GitHub is a platform that software developers use to host and review code, manage projects, and build software alongside a community of 50 million fellow developers. Back in 2008, when Co-founder Chris Wanstrath created the first code commit, little did he know that it would become the world’s leading platform for software development. Today, organisations of all sizes and sectors take advantage of GitHub’s repositories, communities, workflows and more.

GitHub initially relied on home-grown solutions to manage support requests from customers and internal employees. As the business grew, it became too costly to keep dedicating engineering resources to maintaining these systems. GitHub’s goal was to implement a more manageable, scalable, and adaptable support platform so its engineers could focus on developing GitHub’s core offering.

Unifying support models for customers

Various support teams at GitHub were using different tools, which made it impossible to get a consistent, global view of the company’s support operations. The enterprise support team at that time had been using Zendesk Support since 2012, and the developer support team was using their internal tool Halp. “When I joined GitHub in 2015, support was actually three siloed teams. The documentation team was part of support, and we also had an enterprise team and a developer—or dot-com—team,” says Barbara Kozlowski, Senior Director of Global Support, GitHub.

When Barbara became the head of support, GitHub decided to unify its support model across the organisation. The company was growing and they needed to scale quickly. She realised that if the entire organisation used the same tool, everyone could look at the data in the same way. “Our customers are the most important thing to us as a company, and having a seamless, unified way to support our customers is really critical,” she says.

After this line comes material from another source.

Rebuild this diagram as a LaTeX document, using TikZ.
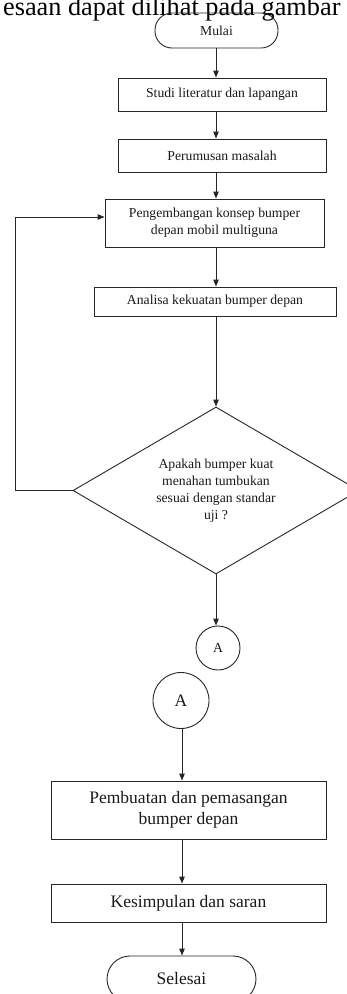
\documentclass[tikz,border=0pt]{standalone}
\usepackage{fontspec}
\setmainfont{Liberation Serif}
\usetikzlibrary{shapes.geometric,arrows.meta}
\begin{document}
\begin{tikzpicture}[x=1pt,y=-1pt,
  line/.style={draw=black!85,line width=0.9pt},
  arr/.style={line,-{Triangle[length=7pt,width=5.5pt]}},
  smalltxt/.style={font=\fontsize{13.7}{17}\selectfont,text=black!90},
  bigtxt/.style={font=\fontsize{17.5}{21}\selectfont,text=black!90},
  procbox/.style={line,rectangle,inner sep=0pt,align=center},
  termbox/.style={line,rectangle,rounded corners=17pt,inner sep=0pt,align=center},
  conn/.style={line,circle,inner sep=0pt},
  decbox/.style={line,diamond,inner sep=0pt,align=center}]
\useasboundingbox (0,0) rectangle (347,994);
\clip (0,0) rectangle (347,994);

\node[anchor=base east,font=\fontsize{26.3}{30}\selectfont,text=black] (head) at (344,15) {esaan dapat dilihat pada gambar};

\node[termbox,smalltxt,minimum width=123pt,minimum height=35pt] (mulai) at (216.5,30.5) {Mulai};
\node[procbox,smalltxt,minimum width=208pt,minimum height=33pt] (studi) at (222,94.5) {Studi literatur dan lapangan};
\node[procbox,smalltxt,minimum width=208pt,minimum height=33pt] (perum) at (222,155.5) {Perumusan masalah};
\node[procbox,smalltxt,minimum width=219pt,minimum height=48pt] (peng) at (214.5,223) {Pengembangan konsep bumper\\depan mobil multiguna};
\node[procbox,smalltxt,minimum width=242pt,minimum height=29pt] (anal) at (215,301.5) {Analisa kekuatan bumper depan};
\node[decbox,smalltxt,minimum width=286pt,minimum height=167pt,aspect=1.71] (dec) at (216,490.5) {Apakah bumper kuat\\menahan tumbukan\\sesuai dengan standar\\uji ?};
\node[conn,smalltxt,minimum size=44pt] (a1) at (218,648) {A};
\node[conn,bigtxt,minimum size=56pt] (a2) at (181,700.5) {A};
\node[procbox,bigtxt,minimum width=275pt,minimum height=58pt] (pemb) at (188.5,810) {Pembuatan dan pemasangan\\bumper depan};
\node[procbox,bigtxt,minimum width=275pt,minimum height=38pt] (kesim) at (188.5,903) {Kesimpulan dan saran};
\node[line,rectangle,rounded corners=23pt,inner sep=0pt,bigtxt,minimum width=149pt,minimum height=46pt] (selesai) at (181.5,979) {Selesai};

\coordinate (x1) at (216,0);
\coordinate (x2) at (182,0);
\draw[arr] (x1 |- mulai.south) -- (x1 |- studi.north);
\draw[arr] (x1 |- studi.south) -- (x1 |- perum.north);
\draw[arr] (x1 |- perum.south) -- (x1 |- peng.north);
\draw[arr] (x1 |- peng.south) -- (x1 |- anal.north);
\draw[arr] (x1 |- anal.south) -- (dec.north);
\draw[arr] (dec.south) -- (dec.south |- a1.north);
\coordinate (loop) at (15,0);
\coordinate (pin) at ([yshift=6pt]peng.west);
\draw[arr] (dec.west) -- (loop |- dec.west) |- (pin);
\draw[arr] (x2 |- a2.south) -- (x2 |- pemb.north);
\draw[arr] (x2 |- pemb.south) -- (x2 |- kesim.north);
\draw[arr] (x2 |- kesim.south) -- (x2 |- selesai.north);
\end{tikzpicture}
\end{document}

With 100 percent of its support team working remotely, the company also saw in Zendesk the opportunity to streamline communication and support, not only for its customers, but across the GitHub organisation, providing more fluid ticket routing and collaboration. GitHub rolled out Support for non-enterprise customers in 2019 and gradually has been moving additional teams, including IT, HR, security, and legal, off the Halp ticketing system and onto Zendesk Support.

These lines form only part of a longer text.